#### What you need to do
Give back the full listing, character for character, with no pictures.

#### Provided material
------------------------------------
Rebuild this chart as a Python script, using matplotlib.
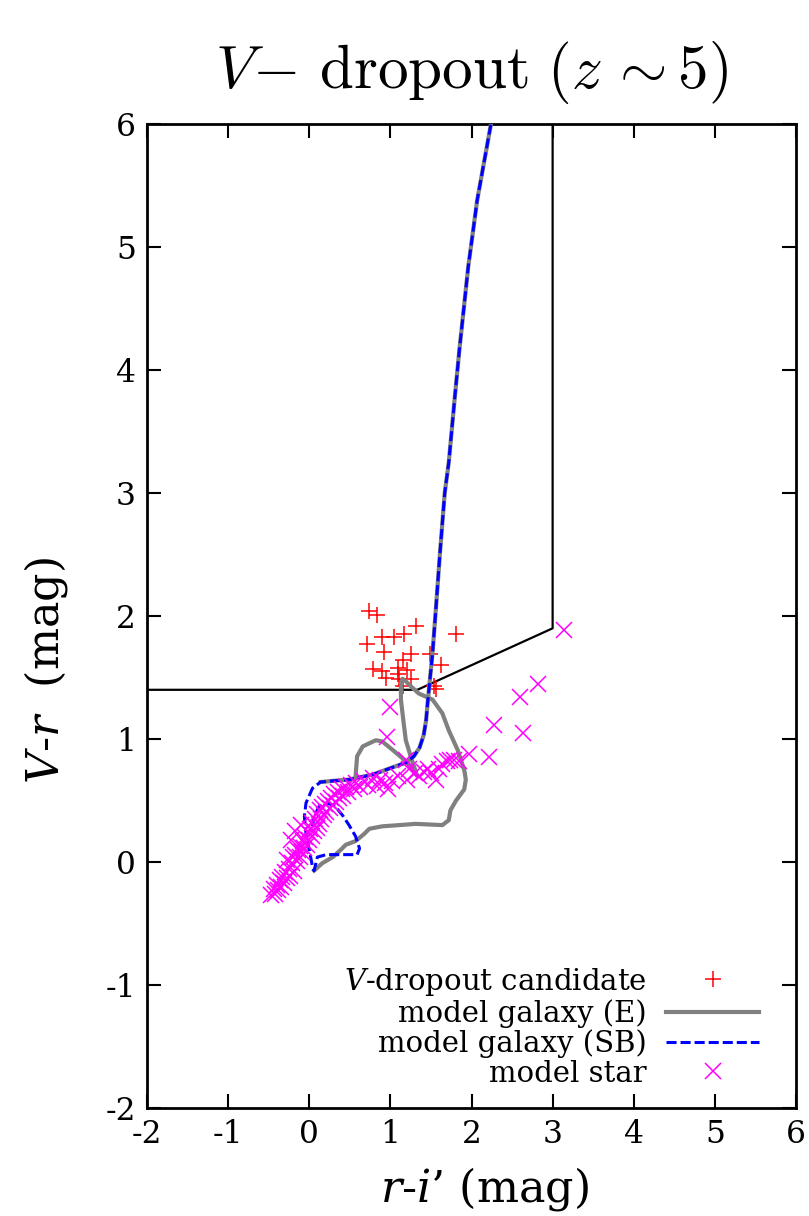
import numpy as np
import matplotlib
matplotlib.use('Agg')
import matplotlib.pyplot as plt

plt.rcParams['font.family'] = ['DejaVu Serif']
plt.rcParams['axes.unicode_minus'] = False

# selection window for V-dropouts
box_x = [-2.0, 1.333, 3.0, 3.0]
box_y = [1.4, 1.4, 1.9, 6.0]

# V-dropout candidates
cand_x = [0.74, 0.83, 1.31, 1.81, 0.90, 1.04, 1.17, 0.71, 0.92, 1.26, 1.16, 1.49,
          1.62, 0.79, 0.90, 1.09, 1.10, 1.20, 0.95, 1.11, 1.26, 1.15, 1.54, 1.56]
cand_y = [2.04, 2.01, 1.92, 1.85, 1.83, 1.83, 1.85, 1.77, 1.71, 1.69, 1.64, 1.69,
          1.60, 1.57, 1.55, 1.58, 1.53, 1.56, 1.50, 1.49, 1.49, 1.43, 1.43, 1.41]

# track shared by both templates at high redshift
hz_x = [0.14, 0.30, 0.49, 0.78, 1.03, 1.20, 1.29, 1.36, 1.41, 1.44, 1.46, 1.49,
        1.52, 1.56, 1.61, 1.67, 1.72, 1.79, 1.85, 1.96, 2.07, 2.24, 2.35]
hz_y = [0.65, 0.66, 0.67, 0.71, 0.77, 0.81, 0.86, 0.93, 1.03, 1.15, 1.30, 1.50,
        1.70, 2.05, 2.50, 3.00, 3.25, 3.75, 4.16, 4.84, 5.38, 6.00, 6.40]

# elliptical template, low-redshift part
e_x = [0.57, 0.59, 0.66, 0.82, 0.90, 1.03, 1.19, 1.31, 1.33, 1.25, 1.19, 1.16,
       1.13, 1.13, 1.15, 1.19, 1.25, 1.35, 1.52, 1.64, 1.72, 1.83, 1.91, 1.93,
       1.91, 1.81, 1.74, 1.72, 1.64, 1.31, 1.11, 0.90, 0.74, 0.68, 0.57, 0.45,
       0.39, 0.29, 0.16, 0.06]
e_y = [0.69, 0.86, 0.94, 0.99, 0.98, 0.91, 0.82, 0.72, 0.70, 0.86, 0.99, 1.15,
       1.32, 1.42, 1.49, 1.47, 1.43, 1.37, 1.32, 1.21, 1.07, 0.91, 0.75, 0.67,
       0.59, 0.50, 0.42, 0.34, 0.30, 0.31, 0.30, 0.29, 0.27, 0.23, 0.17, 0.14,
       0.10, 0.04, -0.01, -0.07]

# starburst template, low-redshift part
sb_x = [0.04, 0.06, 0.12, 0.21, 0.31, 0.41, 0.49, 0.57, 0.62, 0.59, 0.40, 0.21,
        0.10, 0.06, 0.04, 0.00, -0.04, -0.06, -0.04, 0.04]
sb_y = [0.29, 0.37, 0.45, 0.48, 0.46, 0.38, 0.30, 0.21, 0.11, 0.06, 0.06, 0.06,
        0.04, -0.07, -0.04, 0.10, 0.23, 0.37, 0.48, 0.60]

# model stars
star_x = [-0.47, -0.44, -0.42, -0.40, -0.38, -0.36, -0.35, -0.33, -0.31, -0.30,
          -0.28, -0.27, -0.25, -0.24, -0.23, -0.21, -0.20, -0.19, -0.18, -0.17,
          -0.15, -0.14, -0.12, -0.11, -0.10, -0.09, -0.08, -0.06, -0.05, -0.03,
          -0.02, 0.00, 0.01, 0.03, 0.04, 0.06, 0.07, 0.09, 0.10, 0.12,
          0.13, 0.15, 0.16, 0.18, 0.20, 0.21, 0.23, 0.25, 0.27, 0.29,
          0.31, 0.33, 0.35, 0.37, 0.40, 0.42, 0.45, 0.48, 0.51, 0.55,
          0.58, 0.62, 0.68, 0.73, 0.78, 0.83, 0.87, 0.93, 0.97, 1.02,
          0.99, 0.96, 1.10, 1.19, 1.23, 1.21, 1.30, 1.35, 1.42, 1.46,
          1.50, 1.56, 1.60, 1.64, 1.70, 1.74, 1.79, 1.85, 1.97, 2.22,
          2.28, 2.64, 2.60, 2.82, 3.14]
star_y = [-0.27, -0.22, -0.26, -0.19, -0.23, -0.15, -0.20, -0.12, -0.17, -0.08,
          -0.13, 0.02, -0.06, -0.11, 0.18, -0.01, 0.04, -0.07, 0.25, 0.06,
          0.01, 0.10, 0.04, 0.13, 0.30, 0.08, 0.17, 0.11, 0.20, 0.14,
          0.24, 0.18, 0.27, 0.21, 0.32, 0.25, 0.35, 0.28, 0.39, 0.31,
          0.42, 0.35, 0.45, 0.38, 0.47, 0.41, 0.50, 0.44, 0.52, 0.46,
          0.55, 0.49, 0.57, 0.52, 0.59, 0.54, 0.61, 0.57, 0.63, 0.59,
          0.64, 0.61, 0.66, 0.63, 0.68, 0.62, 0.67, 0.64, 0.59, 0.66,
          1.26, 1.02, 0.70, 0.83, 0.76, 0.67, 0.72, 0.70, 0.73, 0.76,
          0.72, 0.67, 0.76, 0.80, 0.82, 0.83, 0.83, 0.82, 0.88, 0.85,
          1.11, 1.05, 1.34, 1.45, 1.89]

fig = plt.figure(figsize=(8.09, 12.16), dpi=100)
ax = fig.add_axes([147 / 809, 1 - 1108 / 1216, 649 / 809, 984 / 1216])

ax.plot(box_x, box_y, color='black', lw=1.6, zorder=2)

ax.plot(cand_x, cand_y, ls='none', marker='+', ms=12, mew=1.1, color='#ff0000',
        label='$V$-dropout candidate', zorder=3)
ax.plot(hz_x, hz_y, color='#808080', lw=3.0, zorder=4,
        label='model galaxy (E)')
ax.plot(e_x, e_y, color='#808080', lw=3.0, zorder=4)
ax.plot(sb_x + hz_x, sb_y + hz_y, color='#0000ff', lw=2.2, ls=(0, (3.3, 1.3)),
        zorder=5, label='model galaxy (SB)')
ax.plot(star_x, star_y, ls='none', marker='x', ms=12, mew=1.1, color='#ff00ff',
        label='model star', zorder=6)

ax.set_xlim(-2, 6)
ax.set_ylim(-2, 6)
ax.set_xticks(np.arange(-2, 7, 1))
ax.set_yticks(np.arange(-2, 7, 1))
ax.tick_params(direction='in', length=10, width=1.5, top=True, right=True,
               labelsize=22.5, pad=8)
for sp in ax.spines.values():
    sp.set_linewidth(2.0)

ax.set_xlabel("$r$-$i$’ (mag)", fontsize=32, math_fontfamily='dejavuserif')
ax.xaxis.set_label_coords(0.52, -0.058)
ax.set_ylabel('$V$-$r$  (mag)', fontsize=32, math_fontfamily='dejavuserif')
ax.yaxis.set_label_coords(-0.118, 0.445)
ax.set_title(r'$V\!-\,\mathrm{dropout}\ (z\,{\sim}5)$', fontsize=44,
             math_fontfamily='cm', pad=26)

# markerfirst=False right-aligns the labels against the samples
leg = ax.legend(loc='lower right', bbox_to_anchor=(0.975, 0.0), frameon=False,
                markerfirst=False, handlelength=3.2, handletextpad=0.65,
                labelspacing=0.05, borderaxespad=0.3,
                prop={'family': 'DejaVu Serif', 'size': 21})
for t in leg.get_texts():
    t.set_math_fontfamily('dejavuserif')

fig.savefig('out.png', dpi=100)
------------------------------------
#### Task response
Rebuild this chart as a Python script, using matplotlib.
import numpy as np
import matplotlib
matplotlib.use('Agg')
import matplotlib.pyplot as plt

plt.rcParams['font.family'] = ['DejaVu Serif']
plt.rcParams['axes.unicode_minus'] = False

# selection window for V-dropouts
box_x = [-2.0, 1.333, 3.0, 3.0]
box_y = [1.4, 1.4, 1.9, 6.0]

# V-dropout candidates
cand_x = [0.74, 0.83, 1.31, 1.81, 0.90, 1.04, 1.17, 0.71, 0.92, 1.26, 1.16, 1.49,
          1.62, 0.79, 0.90, 1.09, 1.10, 1.20, 0.95, 1.11, 1.26, 1.15, 1.54, 1.56]
cand_y = [2.04, 2.01, 1.92, 1.85, 1.83, 1.83, 1.85, 1.77, 1.71, 1.69, 1.64, 1.69,
          1.60, 1.57, 1.55, 1.58, 1.53, 1.56, 1.50, 1.49, 1.49, 1.43, 1.43, 1.41]

# track shared by both templates at high redshift
hz_x = [0.14, 0.30, 0.49, 0.78, 1.03, 1.20, 1.29, 1.36, 1.41, 1.44, 1.46, 1.49,
        1.52, 1.56, 1.61, 1.67, 1.72, 1.79, 1.85, 1.96, 2.07, 2.24, 2.35]
hz_y = [0.65, 0.66, 0.67, 0.71, 0.77, 0.81, 0.86, 0.93, 1.03, 1.15, 1.30, 1.50,
        1.70, 2.05, 2.50, 3.00, 3.25, 3.75, 4.16, 4.84, 5.38, 6.00, 6.40]

# elliptical template, low-redshift part
e_x = [0.57, 0.59, 0.66, 0.82, 0.90, 1.03, 1.19, 1.31, 1.33, 1.25, 1.19, 1.16,
       1.13, 1.13, 1.15, 1.19, 1.25, 1.35, 1.52, 1.64, 1.72, 1.83, 1.91, 1.93,
       1.91, 1.81, 1.74, 1.72, 1.64, 1.31, 1.11, 0.90, 0.74, 0.68, 0.57, 0.45,
       0.39, 0.29, 0.16, 0.06]
e_y = [0.69, 0.86, 0.94, 0.99, 0.98, 0.91, 0.82, 0.72, 0.70, 0.86, 0.99, 1.15,
       1.32, 1.42, 1.49, 1.47, 1.43, 1.37, 1.32, 1.21, 1.07, 0.91, 0.75, 0.67,
       0.59, 0.50, 0.42, 0.34, 0.30, 0.31, 0.30, 0.29, 0.27, 0.23, 0.17, 0.14,
       0.10, 0.04, -0.01, -0.07]

# starburst template, low-redshift part
sb_x = [0.04, 0.06, 0.12, 0.21, 0.31, 0.41, 0.49, 0.57, 0.62, 0.59, 0.40, 0.21,
        0.10, 0.06, 0.04, 0.00, -0.04, -0.06, -0.04, 0.04]
sb_y = [0.29, 0.37, 0.45, 0.48, 0.46, 0.38, 0.30, 0.21, 0.11, 0.06, 0.06, 0.06,
        0.04, -0.07, -0.04, 0.10, 0.23, 0.37, 0.48, 0.60]

# model stars
star_x = [-0.47, -0.44, -0.42, -0.40, -0.38, -0.36, -0.35, -0.33, -0.31, -0.30,
          -0.28, -0.27, -0.25, -0.24, -0.23, -0.21, -0.20, -0.19, -0.18, -0.17,
          -0.15, -0.14, -0.12, -0.11, -0.10, -0.09, -0.08, -0.06, -0.05, -0.03,
          -0.02, 0.00, 0.01, 0.03, 0.04, 0.06, 0.07, 0.09, 0.10, 0.12,
          0.13, 0.15, 0.16, 0.18, 0.20, 0.21, 0.23, 0.25, 0.27, 0.29,
          0.31, 0.33, 0.35, 0.37, 0.40, 0.42, 0.45, 0.48, 0.51, 0.55,
          0.58, 0.62, 0.68, 0.73, 0.78, 0.83, 0.87, 0.93, 0.97, 1.02,
          0.99, 0.96, 1.10, 1.19, 1.23, 1.21, 1.30, 1.35, 1.42, 1.46,
          1.50, 1.56, 1.60, 1.64, 1.70, 1.74, 1.79, 1.85, 1.97, 2.22,
          2.28, 2.64, 2.60, 2.82, 3.14]
star_y = [-0.27, -0.22, -0.26, -0.19, -0.23, -0.15, -0.20, -0.12, -0.17, -0.08,
          -0.13, 0.02, -0.06, -0.11, 0.18, -0.01, 0.04, -0.07, 0.25, 0.06,
          0.01, 0.10, 0.04, 0.13, 0.30, 0.08, 0.17, 0.11, 0.20, 0.14,
          0.24, 0.18, 0.27, 0.21, 0.32, 0.25, 0.35, 0.28, 0.39, 0.31,
          0.42, 0.35, 0.45, 0.38, 0.47, 0.41, 0.50, 0.44, 0.52, 0.46,
          0.55, 0.49, 0.57, 0.52, 0.59, 0.54, 0.61, 0.57, 0.63, 0.59,
          0.64, 0.61, 0.66, 0.63, 0.68, 0.62, 0.67, 0.64, 0.59, 0.66,
          1.26, 1.02, 0.70, 0.83, 0.76, 0.67, 0.72, 0.70, 0.73, 0.76,
          0.72, 0.67, 0.76, 0.80, 0.82, 0.83, 0.83, 0.82, 0.88, 0.85,
          1.11, 1.05, 1.34, 1.45, 1.89]

fig = plt.figure(figsize=(8.09, 12.16), dpi=100)
ax = fig.add_axes([147 / 809, 1 - 1108 / 1216, 649 / 809, 984 / 1216])

ax.plot(box_x, box_y, color='black', lw=1.6, zorder=2)

ax.plot(cand_x, cand_y, ls='none', marker='+', ms=12, mew=1.1, color='#ff0000',
        label='$V$-dropout candidate', zorder=3)
ax.plot(hz_x, hz_y, color='#808080', lw=3.0, zorder=4,
        label='model galaxy (E)')
ax.plot(e_x, e_y, color='#808080', lw=3.0, zorder=4)
ax.plot(sb_x + hz_x, sb_y + hz_y, color='#0000ff', lw=2.2, ls=(0, (3.3, 1.3)),
        zorder=5, label='model galaxy (SB)')
ax.plot(star_x, star_y, ls='none', marker='x', ms=12, mew=1.1, color='#ff00ff',
        label='model star', zorder=6)

ax.set_xlim(-2, 6)
ax.set_ylim(-2, 6)
ax.set_xticks(np.arange(-2, 7, 1))
ax.set_yticks(np.arange(-2, 7, 1))
ax.tick_params(direction='in', length=10, width=1.5, top=True, right=True,
               labelsize=22.5, pad=8)
for sp in ax.spines.values():
    sp.set_linewidth(2.0)

ax.set_xlabel("$r$-$i$’ (mag)", fontsize=32, math_fontfamily='dejavuserif')
ax.xaxis.set_label_coords(0.52, -0.058)
ax.set_ylabel('$V$-$r$  (mag)', fontsize=32, math_fontfamily='dejavuserif')
ax.yaxis.set_label_coords(-0.118, 0.445)
ax.set_title(r'$V\!-\,\mathrm{dropout}\ (z\,{\sim}5)$', fontsize=44,
             math_fontfamily='cm', pad=26)

# markerfirst=False right-aligns the labels against the samples
leg = ax.legend(loc='lower right', bbox_to_anchor=(0.975, 0.0), frameon=False,
                markerfirst=False, handlelength=3.2, handletextpad=0.65,
                labelspacing=0.05, borderaxespad=0.3,
                prop={'family': 'DejaVu Serif', 'size': 21})
for t in leg.get_texts():
    t.set_math_fontfamily('dejavuserif')

fig.savefig('out.png', dpi=100)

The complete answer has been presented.